Un'Italia da rifare

C’È LA CONTA dei morti, che non ha prezzo. E c’è quella dei danni che invece aggiunge rabbia al dolore per le vittime. Rabbia per le scelte irrazionali e poco pragmatiche che hanno da sempre distinto l’Italia. Nessuno può pensare di trasformare l’Italia nella California, o nel Giappone dove neanche quattro mesi una scossa di magnituto 7, il livello massimo della scala nipponica, ha provocato “solo” una decina di morti oltre, naturalmente, a un piccolo esercito di sfollati. Ma al di lá degli esempi eccellenti, sono troppi i conti che non tornano in un Paese dove le cittá sono quasi tutte costruite in zona sismica. Una mappa che puntualmente viene riscoperta dopo ogni grande evento catastrofico e che, altrettanto puntualmente, diventa oggetto di una rimozione collettiva. Soprattutto politica. Eppure basterebbe mettere in fila pochi numeri per trasformare la prevenzione non solo in un obbligo etico e politico nei confronti dei cittadini ma anche in un buon affare per l’economia. Evitando nel prossimo futuro le immagini di morte e distruzione come quelle viste ieri nell’Italia centrale.

NEGLI ultimi quarantasei anni abbiamo speso 180 miliardi di euro per ricostruire le aree distrutte dai terremoti, circa 4 miliardi all’anno. Un costo enorme, più o meno lo 0,25% del Pil. E, dal momento che gli eventi catastrofici si ripetono, in media, ogni 5-7 anni, è più che lecito pensare che la contabilitá dei danni (e dei morti) sia destinata ad aumentare.

Eppure, secondo i calcoli dell’istituto di Geofisica e della Protezione civile, per mettere in sicurezza il patrimonio immobiliare e le infrastrutture pubbliche e strategiche servirebbero circa 100 miliardi di euro, vale a dire il 60% di quello che l’Italia ha speso per ricostruire le cittá distrutte dagli eventi sismici dal 1968 ad oggi.

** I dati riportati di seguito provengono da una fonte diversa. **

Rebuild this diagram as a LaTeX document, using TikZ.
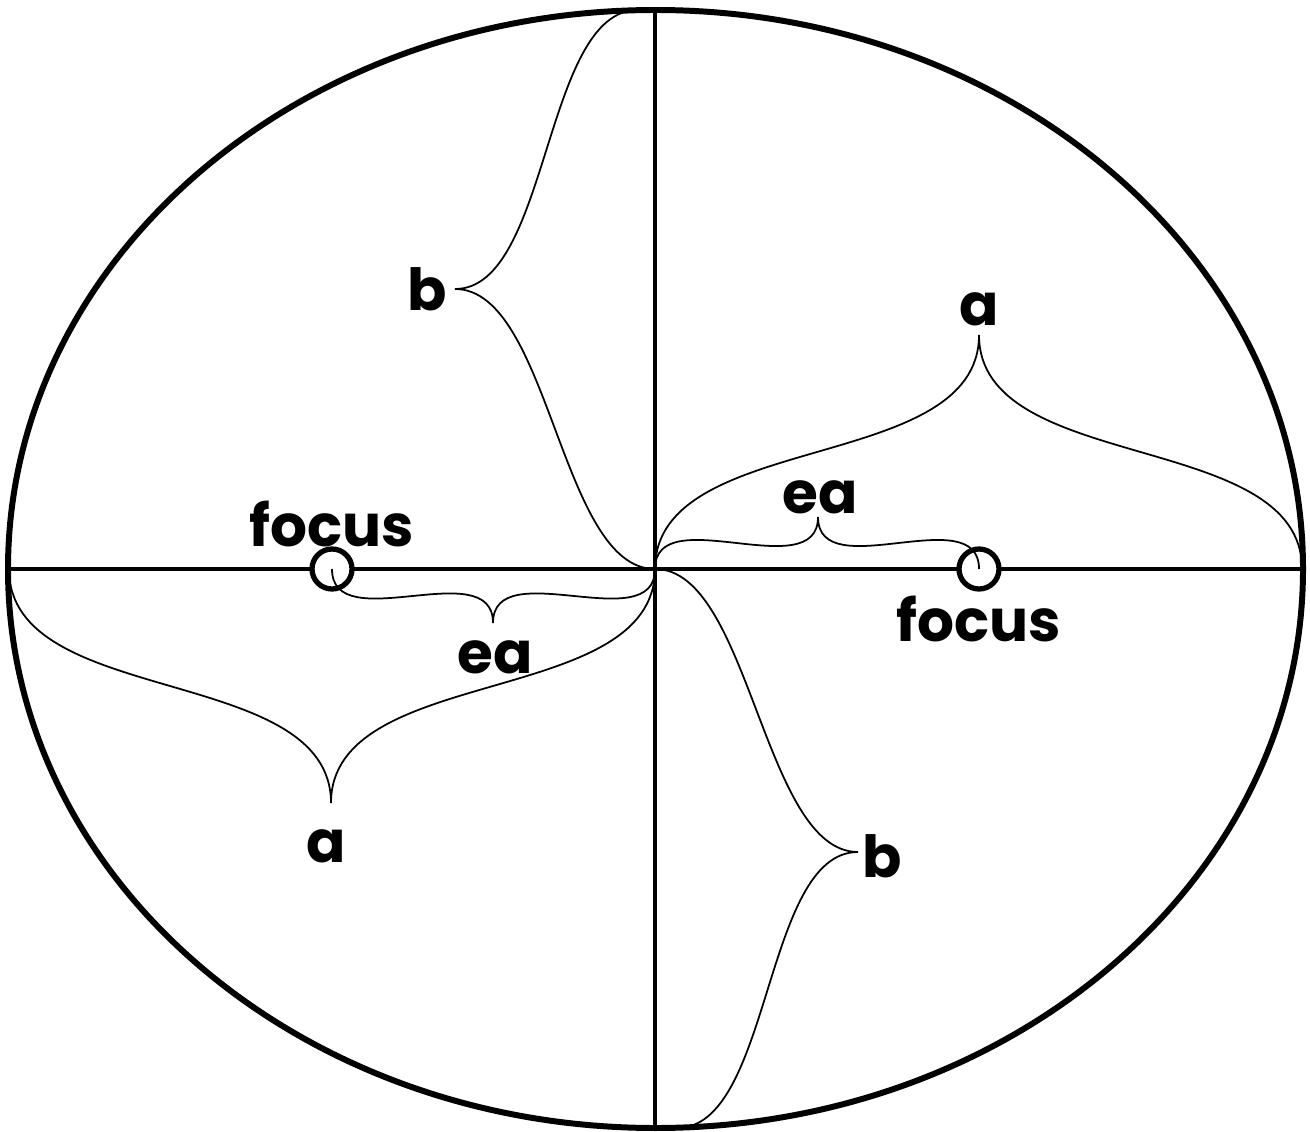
\documentclass[tikz,border=0pt]{standalone}
\usepackage{fontspec}
\setmainfont{Poppins}
\usepackage{tikz}
\usetikzlibrary{positioning,calc}

\tikzset{
  lbl/.style={font=\bfseries\fontsize{16.5}{20}\selectfont, inner sep=0pt},
  bracecurve/.style={line width=0.5pt},
}

\begin{document}
\begin{tikzpicture}[x=0.01cm, y=-0.01cm]
  \useasboundingbox (0,0) rectangle (1310,1131);
  % outline and axes
  \draw[line width=1.7pt] (655.5,569) ellipse [x radius=647.5, y radius=559];
  \coordinate (O) at (655,569);
  \coordinate (W) at (8,569);
  \coordinate (E) at (1303,569);
  \coordinate (N) at (655,10);
  \coordinate (S) at (655,1128);
  \draw[line width=0.9pt] (W) -- (E);
  \draw[line width=0.9pt] (N) -- (S);
  % foci
  \coordinate (F1) at (332,569);
  \coordinate (F2) at (979,569);
  \foreach \f in {F1,F2}
    \draw[line width=1.5pt, fill=white] (\f) circle (20);
  % labels
  \foreach \nm/\x/\y/\txt in {focL/332/524/focus, focR/979/619/focus,
      aU/979/309/a, aL/326/846/a, bU/427/289/b, bL/882/856/b,
      eaU/820/497/ea, eaL/495/657/ea}
    \node[lbl] (\nm) at (\x,\y) {\txt};
  % braces
  \draw[bracecurve] (638,10) .. controls +(-95,0) and +(95,0) .. (455,289)
    .. controls +(95,0) and +(-95,0) .. (O);
  \draw[bracecurve] (O) .. controls +(95,0) and +(-95,0) .. (858,852)
    .. controls +(-95,0) and +(95,0) .. (677,1128);
  \draw[bracecurve] (O) .. controls +(0,-140) and +(0,140) .. (979,335)
    .. controls +(0,140) and +(0,-140) .. (1302,569);
  \draw[bracecurve] (9,569) .. controls +(0,140) and +(0,-140) .. (331,803)
    .. controls +(0,-140) and +(0,140) .. (O);
  \draw[bracecurve] (O) .. controls +(0,-70) and +(0,70) .. (818,517)
    .. controls +(0,70) and +(0,-70) .. (F2);
  \draw[bracecurve] (F1) .. controls +(0,70) and +(0,-70) .. (493,623)
    .. controls +(0,-70) and +(0,70) .. (O);
\end{tikzpicture}
\end{document}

MA NON BASTA. La prevenzione potrebbe essere un formidabile volano di occupazione e di crescita economica anche se si spalmasse la cifra necessaria per metterci al riparo dai terremoti in un piano decennale o ventennale. È la strada imboccata, da tempo, non solo in California e Giappone ma anche in Nuova Zelanda. O, nella piu’ vicina, e non meno sismica, Turchia. Se decidessimo, infatti, di investire 10 miliardi di euro ogni anno per rendere più sicure le nostre case, anche quelle dei centri storici o dei borghi medievali, potremmo crare 200mila posti di lavoro ed avere un effetto positivo sul Pil di circa un punto percentuale ogni dodici mesi. Una boccata d’ossigeno non solo per il settore delle costruzioni e delle piccole e medie imprese ma per l’intero Paese tornato, nel secondo trimestre di quest’anno, alla crescita zero.

Ma dove trovare le risorse che servono? Tanto per cominciare si dovrebbe usare la leva fiscale, per coinvolgere capitali privati. Lo hanno giá fatto con successo gli altri Paesi. Da noi il «bonus» destinato alla prevenzione non è mai decollato. Ma si potrebbe anche, più semplicemente, tirare fuori gli investimenti dal patto di stabilità. Senza alcun effetto sul deficit.

UNA PROPOSTA di legge in tal senso è ferma, però, da due anni in Parlamento. Basterebbe approvarla, aprendo subito dopo un confronto con Bruxelles. Evitando una volta tanto di rimuovere il problema del rischio sismico dall’agenda della politica. In attesa del prossimo terremoto. E della prossima contabilitá di vite spezzate e case distrutte.